In order to avoid that, also check core.bare when setting is_bare.
If core.bare=1, trust it, and otherwise, use is_bare_repository().

With Git 2.29 (Q4 2020), the "worktree" API offers a better determination of a worktree path.

See commit 918d8ff, commit 1c4854e, commit 246756f, commit 62573a5 (31 Jul 2020) by Eric Sunshine (sunshineco).
(Merged by Junio C Hamano -- gitster -- in commit 197253e, 10 Aug 2020)

worktree: drop bogus and unnecessary path munging

Signed-off-by: Eric Sunshine

The content of .git/worktrees/<id>/gitdir must be a path of the form "/path/to/worktree/.git".
Any other content would be indicative of a corrupt "gitdir" file.

To determine the path of the worktree itself one merely strips the "/.git" suffix, and this is indeed how the worktree path was determined from inception.

However, 5193490442 ("worktree: add a function to get worktree details", 2015-10-08, Git v2.7.0-rc0 -- merge listed in batch #7) extended the path manipulation in a mysterious way.
If it is unable to strip "/.git" from the path, then it instead reports the current working directory as the linked worktree's path:

if (!strbuf_strip_suffix(&worktree_path, "/.git")) {
    strbuf_add_absolute_path(&worktree_path, ".");
    strbuf_strip_suffix(&worktree_path, "/.");

This logic is clearly bogus; it can never be generally correct behavior. It materialized out of thin air in 5193490442 with neither explanation nor tests to illustrate a case in which it would be desirable.

It's possible that this logic was introduced to somehow deal with a corrupt "gitdir" file, so that it returns some sort of meaningful value, but returning the current working directory is not helpful.

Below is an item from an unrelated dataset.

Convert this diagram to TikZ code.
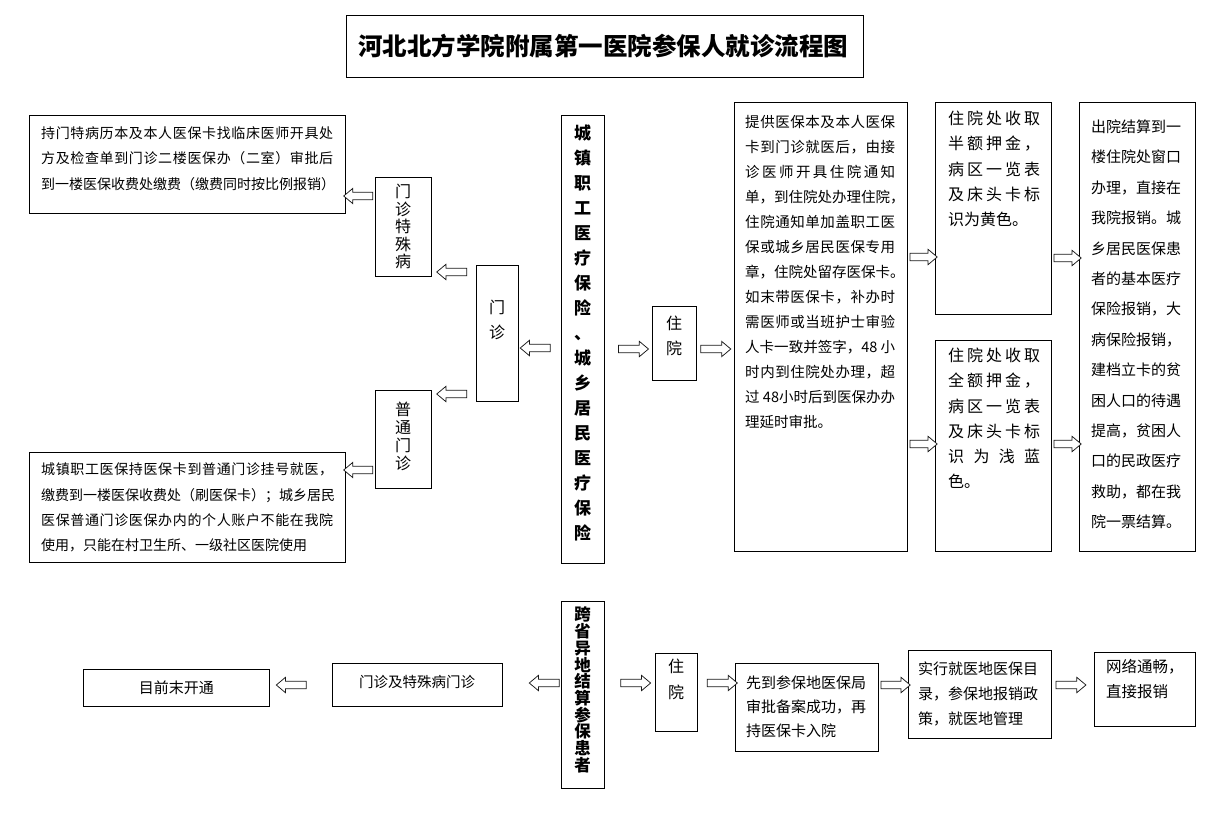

In fact, it is quite misleading (except in the one specific case when the current directory is the worktree whose "gitdir" entry is corrupt).
Moreover, reporting the corrupt value to the user, rather than fibbing about it and hiding it outright, is more helpful since it may aid in diagnosing the problem.

Therefore, drop this bogus path munging and restore the logic to the original behavior of merely stripping "/.git".